* **Exercise details**: Reproduce the listing exactly, with no pictures in your copy.

* **Dataset section**:
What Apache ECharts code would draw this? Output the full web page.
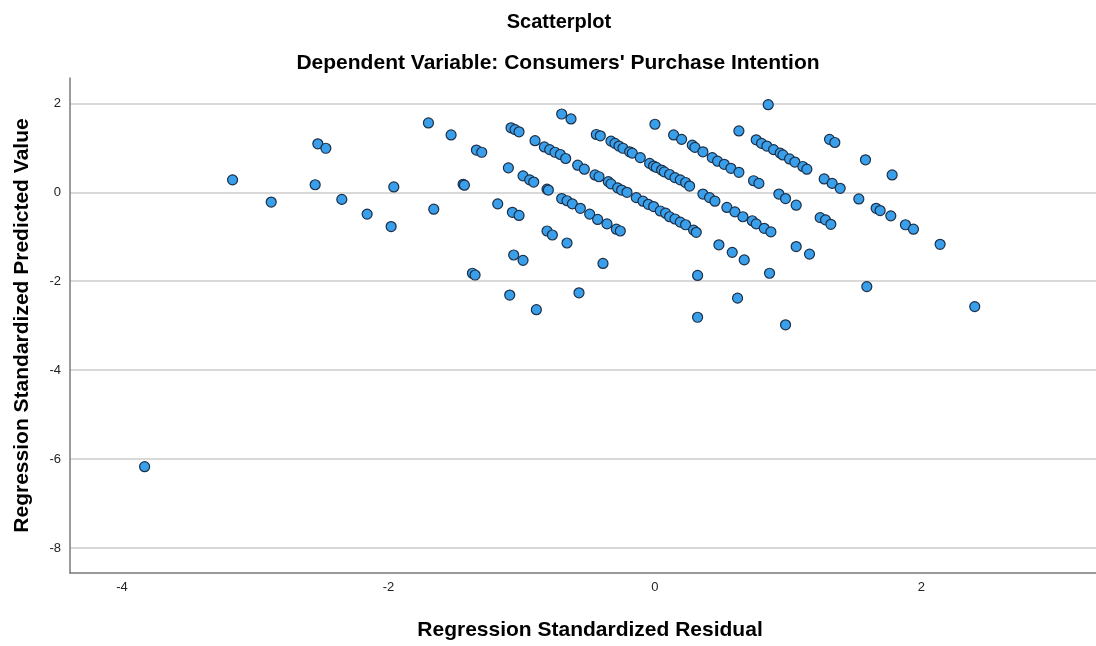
<!DOCTYPE html>
<html>
<head>
<meta charset="utf-8">
<script src="https://cdn.jsdelivr.net/npm/echarts@6/dist/echarts.min.js"></script>
<style>html,body{margin:0;padding:0;background:#fff;}#c{width:1096px;height:646px;}</style>
</head>
<body>
<div id="c"></div>
<script>
const titleText = "Scatterplot";
const subtitleText = "Dependent Variable: Consumers' Purchase Intention";
const xName = "Regression Standardized Residual";
const yName = "Regression Standardized Predicted Value";
const xTicks = [-4, -2, 0, 2];
const yTicks = [2, 0, -2, -4, -6, -8];

// [residual, predicted]
const pointsLeft = [
  [-3.83,-6.17],[-3.17,0.28],[-2.88,-0.22],[-2.53,1.09],[-2.47,0.99],[-2.55,0.17],[-2.35,-0.16],
  [-2.16,-0.49],[-1.96,0.12],[-1.98,-0.77],[-1.70,1.56],[-1.53,1.29],[-1.66,-0.38],[-1.34,0.95],
  [-1.30,0.90],[-1.44,0.18],[-1.43,0.16],[-1.37,-1.82],[-1.35,-1.86],[-1.18,-0.26],[-1.07,-0.45],
  [-1.02,-0.52],[-1.10,0.55],[-1.09,-2.31],[-1.06,-1.41],[-0.99,-1.53],[-0.99,0.37],[-0.94,0.28],
  [-0.91,0.23],[-0.81,0.07],[-0.80,0.05],[-1.08,1.45],[-1.05,1.41],[-1.02,1.36],[-0.90,1.16],
  [-0.89,-2.64],[-0.83,1.02],[-0.79,0.96],[-0.75,0.90],[-0.71,0.85],[-0.67,0.76],[-0.81,-0.87],
  [-0.77,-0.96],[-0.66,-1.14],[-0.70,1.76],[-0.63,1.65],[-0.58,0.61],[-0.53,0.52],[-0.57,-2.26],
  [-0.70,-0.14],[-0.66,-0.19],[-0.62,-0.26],[-0.56,-0.36],[-0.49,-0.49],[-0.43,-0.61],[-0.39,-1.60],
  [-0.36,-0.71],[-0.29,-0.83],[-0.26,-0.87]
];
const pointsChainA = [
  [-0.44,1.30],[-0.41,1.27],[-0.33,1.15],[-0.30,1.10],[-0.27,1.04],[-0.24,0.99],[-0.19,0.91],
  [-0.17,0.88],[-0.11,0.78],[-0.04,0.65],[-0.01,0.59],[0.01,0.56],[0.05,0.50],[0.07,0.46],
  [0.11,0.40],[0.15,0.33],[0.19,0.28],[0.23,0.22],[0.26,0.14]
];
const pointsChainB = [
  [-0.45,0.39],[-0.42,0.35],[-0.35,0.24],[-0.33,0.19],[-0.28,0.10],[-0.25,0.05],[-0.21,0.00],
  [-0.14,-0.12],[-0.09,-0.20],[-0.05,-0.27],[-0.01,-0.32],[0.04,-0.42],[0.08,-0.47],[0.11,-0.55],
  [0.15,-0.60],[0.19,-0.67],[0.23,-0.73],[0.29,-0.85],[0.31,-0.90]
];
const pointsRight = [
  [0.00,1.53],[0.14,1.29],[0.20,1.19],[0.28,1.06],[0.30,1.01],[0.36,0.91],[0.43,0.78],[0.47,0.70],
  [0.52,0.63],[0.57,0.54],[0.63,0.45],[0.63,1.38],[0.85,1.97],[0.74,0.26],[0.78,0.20],
  [0.76,1.18],[0.80,1.10],[0.84,1.04],[0.89,0.96],[0.94,0.88],[0.96,0.84],[1.01,0.75],[1.05,0.68],
  [1.11,0.58],[1.14,0.52],[1.31,1.19],[1.35,1.12],[1.27,0.30],[1.33,0.20],[1.39,0.09],
  [0.93,-0.04],[0.98,-0.14],[1.06,-0.29],[1.24,-0.57],[1.28,-0.62],[1.32,-0.72],
  [0.36,-0.04],[0.41,-0.12],[0.45,-0.20],[0.54,-0.34],[0.60,-0.44],[0.66,-0.55],[0.73,-0.64],
  [0.76,-0.71],[0.82,-0.81],[0.87,-0.89],[0.48,-1.18],[0.58,-1.35],[0.67,-1.52],[0.32,-1.87],
  [0.86,-1.82],[1.06,-1.22],[1.16,-1.39],[0.62,-2.38],[0.32,-2.81],[0.98,-2.98],
  [1.58,0.73],[1.78,0.39],[1.53,-0.15],[1.66,-0.36],[1.69,-0.41],[1.77,-0.53],[1.88,-0.73],
  [1.94,-0.83],[2.14,-1.17],[1.59,-2.12],[2.40,-2.57]
];

const allPoints = [].concat(pointsLeft, pointsChainA, pointsChainB, pointsRight);
const font = "'Liberation Sans', Arial, sans-serif";

const chart = echarts.init(document.getElementById('c'), null, {renderer: 'canvas'});
chart.setOption({
  animation: false,
  backgroundColor: '#ffffff',
  title: [
    {text: titleText, left: 554, top: 7, textAlign: 'center',
     textStyle: {fontFamily: font, fontSize: 20, fontWeight: 'bold', color: '#000'}},
    {text: subtitleText, left: 553, top: 48, textAlign: 'center',
     textStyle: {fontFamily: font, fontSize: 21, fontWeight: 'bold', color: '#000'}}
  ],
  grid: {left: 70, top: 78, right: 0, bottom: 73},
  xAxis: {
    type: 'value', min: -4.39, max: 3.31,
    name: xName, nameLocation: 'middle', nameGap: 47,
    nameTextStyle: {fontFamily: font, fontSize: 21, fontWeight: 'bold', color: '#000', padding: [0, 0, 0, 14]},
    axisLine: {show: true, onZero: false, lineStyle: {color: '#7a7a7a', width: 1.5}},
    axisTick: {show: false, customValues: xTicks},
    axisLabel: {customValues: xTicks, fontFamily: font, fontSize: 13, color: '#222', margin: 8},
    splitLine: {show: false}
  },
  yAxis: {
    type: 'value', min: -8.56, max: 2.57,
    name: yName, nameLocation: 'middle', nameGap: 37, nameRotate: 90,
    nameTextStyle: {fontFamily: font, fontSize: 21, fontWeight: 'bold', color: '#000'},
    axisLine: {show: true, onZero: false, lineStyle: {color: '#7a7a7a', width: 1.5}},
    axisTick: {show: false, customValues: yTicks},
    axisLabel: {customValues: yTicks, fontFamily: font, fontSize: 13, color: '#222', margin: 9},
    splitLine: {show: true, lineStyle: {color: '#cccccc', width: 1.5}}
  },
  series: [{
    type: 'scatter',
    data: allPoints,
    symbol: 'circle',
    symbolSize: 10,
    itemStyle: {color: '#3a9fea', borderColor: '#1c2f47', borderWidth: 1.2, opacity: 1}
  }]
});
</script>
</body>
</html>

* **Response**:
What Apache ECharts code would draw this? Output the full web page.
<!DOCTYPE html>
<html>
<head>
<meta charset="utf-8">
<script src="https://cdn.jsdelivr.net/npm/echarts@6/dist/echarts.min.js"></script>
<style>html,body{margin:0;padding:0;background:#fff;}#c{width:1096px;height:646px;}</style>
</head>
<body>
<div id="c"></div>
<script>
const titleText = "Scatterplot";
const subtitleText = "Dependent Variable: Consumers' Purchase Intention";
const xName = "Regression Standardized Residual";
const yName = "Regression Standardized Predicted Value";
const xTicks = [-4, -2, 0, 2];
const yTicks = [2, 0, -2, -4, -6, -8];

// [residual, predicted]
const pointsLeft = [
  [-3.83,-6.17],[-3.17,0.28],[-2.88,-0.22],[-2.53,1.09],[-2.47,0.99],[-2.55,0.17],[-2.35,-0.16],
  [-2.16,-0.49],[-1.96,0.12],[-1.98,-0.77],[-1.70,1.56],[-1.53,1.29],[-1.66,-0.38],[-1.34,0.95],
  [-1.30,0.90],[-1.44,0.18],[-1.43,0.16],[-1.37,-1.82],[-1.35,-1.86],[-1.18,-0.26],[-1.07,-0.45],
  [-1.02,-0.52],[-1.10,0.55],[-1.09,-2.31],[-1.06,-1.41],[-0.99,-1.53],[-0.99,0.37],[-0.94,0.28],
  [-0.91,0.23],[-0.81,0.07],[-0.80,0.05],[-1.08,1.45],[-1.05,1.41],[-1.02,1.36],[-0.90,1.16],
  [-0.89,-2.64],[-0.83,1.02],[-0.79,0.96],[-0.75,0.90],[-0.71,0.85],[-0.67,0.76],[-0.81,-0.87],
  [-0.77,-0.96],[-0.66,-1.14],[-0.70,1.76],[-0.63,1.65],[-0.58,0.61],[-0.53,0.52],[-0.57,-2.26],
  [-0.70,-0.14],[-0.66,-0.19],[-0.62,-0.26],[-0.56,-0.36],[-0.49,-0.49],[-0.43,-0.61],[-0.39,-1.60],
  [-0.36,-0.71],[-0.29,-0.83],[-0.26,-0.87]
];
const pointsChainA = [
  [-0.44,1.30],[-0.41,1.27],[-0.33,1.15],[-0.30,1.10],[-0.27,1.04],[-0.24,0.99],[-0.19,0.91],
  [-0.17,0.88],[-0.11,0.78],[-0.04,0.65],[-0.01,0.59],[0.01,0.56],[0.05,0.50],[0.07,0.46],
  [0.11,0.40],[0.15,0.33],[0.19,0.28],[0.23,0.22],[0.26,0.14]
];
const pointsChainB = [
  [-0.45,0.39],[-0.42,0.35],[-0.35,0.24],[-0.33,0.19],[-0.28,0.10],[-0.25,0.05],[-0.21,0.00],
  [-0.14,-0.12],[-0.09,-0.20],[-0.05,-0.27],[-0.01,-0.32],[0.04,-0.42],[0.08,-0.47],[0.11,-0.55],
  [0.15,-0.60],[0.19,-0.67],[0.23,-0.73],[0.29,-0.85],[0.31,-0.90]
];
const pointsRight = [
  [0.00,1.53],[0.14,1.29],[0.20,1.19],[0.28,1.06],[0.30,1.01],[0.36,0.91],[0.43,0.78],[0.47,0.70],
  [0.52,0.63],[0.57,0.54],[0.63,0.45],[0.63,1.38],[0.85,1.97],[0.74,0.26],[0.78,0.20],
  [0.76,1.18],[0.80,1.10],[0.84,1.04],[0.89,0.96],[0.94,0.88],[0.96,0.84],[1.01,0.75],[1.05,0.68],
  [1.11,0.58],[1.14,0.52],[1.31,1.19],[1.35,1.12],[1.27,0.30],[1.33,0.20],[1.39,0.09],
  [0.93,-0.04],[0.98,-0.14],[1.06,-0.29],[1.24,-0.57],[1.28,-0.62],[1.32,-0.72],
  [0.36,-0.04],[0.41,-0.12],[0.45,-0.20],[0.54,-0.34],[0.60,-0.44],[0.66,-0.55],[0.73,-0.64],
  [0.76,-0.71],[0.82,-0.81],[0.87,-0.89],[0.48,-1.18],[0.58,-1.35],[0.67,-1.52],[0.32,-1.87],
  [0.86,-1.82],[1.06,-1.22],[1.16,-1.39],[0.62,-2.38],[0.32,-2.81],[0.98,-2.98],
  [1.58,0.73],[1.78,0.39],[1.53,-0.15],[1.66,-0.36],[1.69,-0.41],[1.77,-0.53],[1.88,-0.73],
  [1.94,-0.83],[2.14,-1.17],[1.59,-2.12],[2.40,-2.57]
];

const allPoints = [].concat(pointsLeft, pointsChainA, pointsChainB, pointsRight);
const font = "'Liberation Sans', Arial, sans-serif";

const chart = echarts.init(document.getElementById('c'), null, {renderer: 'canvas'});
chart.setOption({
  animation: false,
  backgroundColor: '#ffffff',
  title: [
    {text: titleText, left: 554, top: 7, textAlign: 'center',
     textStyle: {fontFamily: font, fontSize: 20, fontWeight: 'bold', color: '#000'}},
    {text: subtitleText, left: 553, top: 48, textAlign: 'center',
     textStyle: {fontFamily: font, fontSize: 21, fontWeight: 'bold', color: '#000'}}
  ],
  grid: {left: 70, top: 78, right: 0, bottom: 73},
  xAxis: {
    type: 'value', min: -4.39, max: 3.31,
    name: xName, nameLocation: 'middle', nameGap: 47,
    nameTextStyle: {fontFamily: font, fontSize: 21, fontWeight: 'bold', color: '#000', padding: [0, 0, 0, 14]},
    axisLine: {show: true, onZero: false, lineStyle: {color: '#7a7a7a', width: 1.5}},
    axisTick: {show: false, customValues: xTicks},
    axisLabel: {customValues: xTicks, fontFamily: font, fontSize: 13, color: '#222', margin: 8},
    splitLine: {show: false}
  },
  yAxis: {
    type: 'value', min: -8.56, max: 2.57,
    name: yName, nameLocation: 'middle', nameGap: 37, nameRotate: 90,
    nameTextStyle: {fontFamily: font, fontSize: 21, fontWeight: 'bold', color: '#000'},
    axisLine: {show: true, onZero: false, lineStyle: {color: '#7a7a7a', width: 1.5}},
    axisTick: {show: false, customValues: yTicks},
    axisLabel: {customValues: yTicks, fontFamily: font, fontSize: 13, color: '#222', margin: 9},
    splitLine: {show: true, lineStyle: {color: '#cccccc', width: 1.5}}
  },
  series: [{
    type: 'scatter',
    data: allPoints,
    symbol: 'circle',
    symbolSize: 10,
    itemStyle: {color: '#3a9fea', borderColor: '#1c2f47', borderWidth: 1.2, opacity: 1}
  }]
});
</script>
</body>
</html>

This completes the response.